Homily: Sixth Sunday of Easter (B)
5 May 2024
John 15:9-17
Fr. Ricky Cañet Montañez
As I was preparing for ordination, a classmate jokingly asked, “Why do you want to be ordained a priest? You will be single forever. Who will cry over your coffin or urn when you leave this planet?” (Ganern?) A single friend once complained that some people made her feel less of a person because she was single. She asked “Do they really think I’m lonely? Do they think I am cursed to live a loveless life?” On the other hand, a married friend who did not have any children shared that she would feel really sad whenever people insinuate that only after experiencing the birth of her own child would she feel what true love really is. Whoa, harsh! It’s funny how some people think that the only way to have love is with a life partner and their own kids.
Love is in all of us. And paradoxically, when we give love, we receive love. It doesn’t mean we all should have a spouse or a biological child. There are single people who commit themselves to worthwhile causes where they give of themselves to uplift sectors of society or to save the planet for future generations. There are children who chose to be single and have devoted themselves to caring for their siblings or their aging and sick parents. We priests, have the capacity to be spiritual fathers to thousands of people entrusted to us by the Bishop (or our religious superiors) because we don’t need to earn a living and provide for a wife and kids. Love is inclusive. It is for everyone. It does not limit itself to specific types of people. As Peter attests in the First Reading after seeing that the gift of the Holy Spirit has been poured out on the Gentiles also, “In truth, I see that God shows no partiality.” (Acts 10:34) All are acceptable to God, Jew and Gentile, man and woman, slave and free… God’s invitation to love is for all!

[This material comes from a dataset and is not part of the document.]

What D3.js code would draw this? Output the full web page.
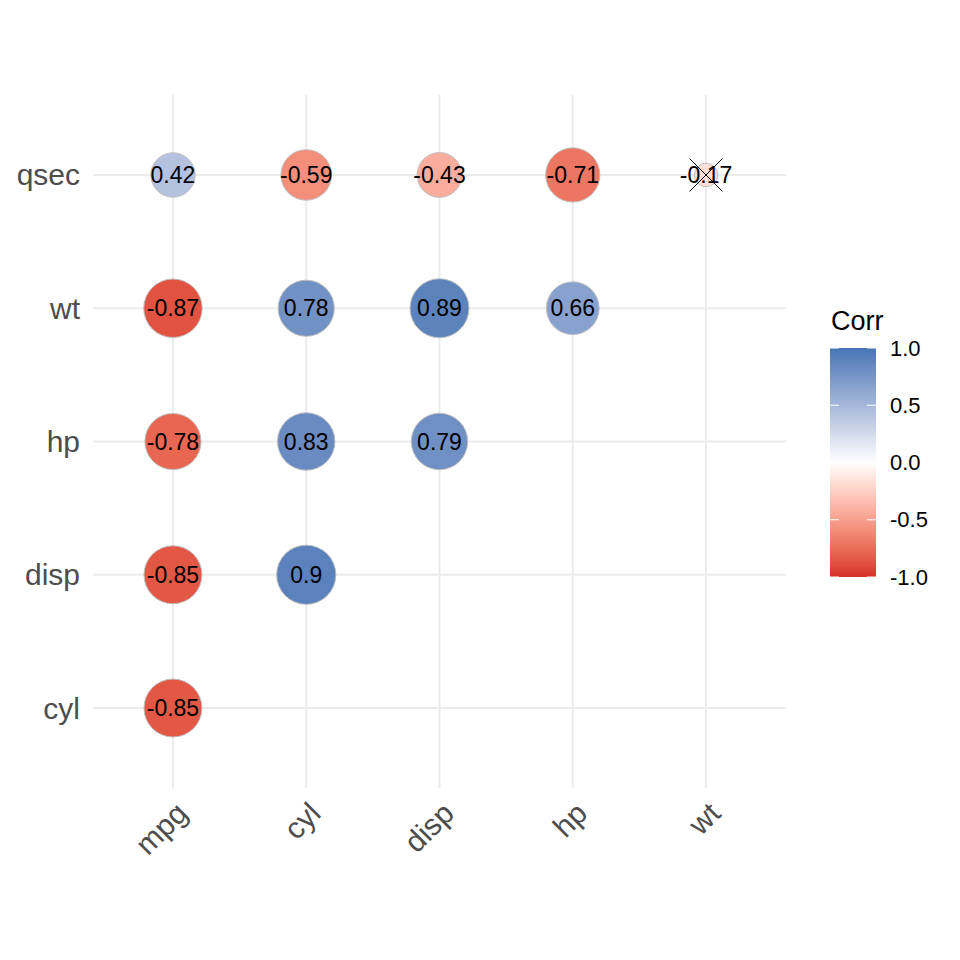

This Sunday’s gospel passage from John, is all about love. We find Jesus urging His disciples twice to “remain in His love” and twice “to love one another”. If we look closely, these two commands are actually interrelated, as “remaining in His love” will redound to loving others. What is at the heart of the command is the invitation for all of us believers, without exception, to love the way Jesus loves — a total self-giving for the sake of the one being loved. It is a selfless offering of himself for others. Jesus says, “[There is] no greater love than this: to lay down one’s life for one’s friends.” (John 15:13) And that is exactly what He did not just in the way He died where we are told His blood and water flowed in mercy for all of humanity, but also in the way that He lived, his priority was making sure that the people He loved were restored to wholeness and nourished by the word of God.
Thus, when we love we must be willing to put the good of the people we love before our own wants; before our own needs. Often this involves varying degrees of sacrifice. The first thing I think of is a mothers’ love for their children as the best example of this sacrificial love. However, motherly love is not only exemplified by biological mothers themselves but also of those who in their own ways have been mothers to others. I have a single aunt who cared for me and my siblings and her other nephews and nieces out of the goodness of her heart. There are even nannies who cared for their wards as their own children. Once a good friend of mine and his family asked me for the anointing of their very sick “yaya” who means a lot to them for the love that she lavished on everyone. My friend said their “yaya” has been with them since she was 18 years old. Now at 90, she continues to be a beloved extended member of the family.
In the passage from John’s First Epistle, we are invited to replicate this example of love shown by Jesus in the Gospel. We need not fear that we may not have the capacity to love as such because it is God who gives us the grace to do so. “Beloved, let us love one another, because love is of God; everyone who loves is begotten by God and knows God.” (1 John 4:7) To love like Jesus and lay down our lives for others is very much against man’s natural tendency for self-preservation and thus, it cannot originate from our human capabilities but rather in God. We know how it is to love because we first feel His love for us. “This is love: not that we have loved God, but that he loved us.” (1 John 4:10) It is God who initiates this love as exemplified in Jesus. “As the Father loves me, so I also love you.” (John 15:9) Clearly, the source of this selfless love is divine love itself. This is so because love is the very being of God. St. John says: “God is love.” (1 John 4:8) We too, are granted a share in this nature when we are “begotten by God” through baptism — love becomes part of our being as well. The Spirit of love has been poured into the hearts of all believers to make us capable of this self-giving love of Christ regardless of our status or vocation in life.
In summary, let us take to heart that as Christians, our love should take after the selfless and self-giving way Jesus loves us; and how greatly God the Father has loved us first and most deeply in Jesus. Jesus paid a high price to express this love for us and to teach us what love is. Thus, we need to learn how to love. It does not matter if you are called to be a mother to your own kids or to help raise the children of others, or whether your vocation is to be married, single, or called to the religious life, love is within all of us because we have Jesus. Let us love as God loves each one of us — faithfully, truly, unconditionally.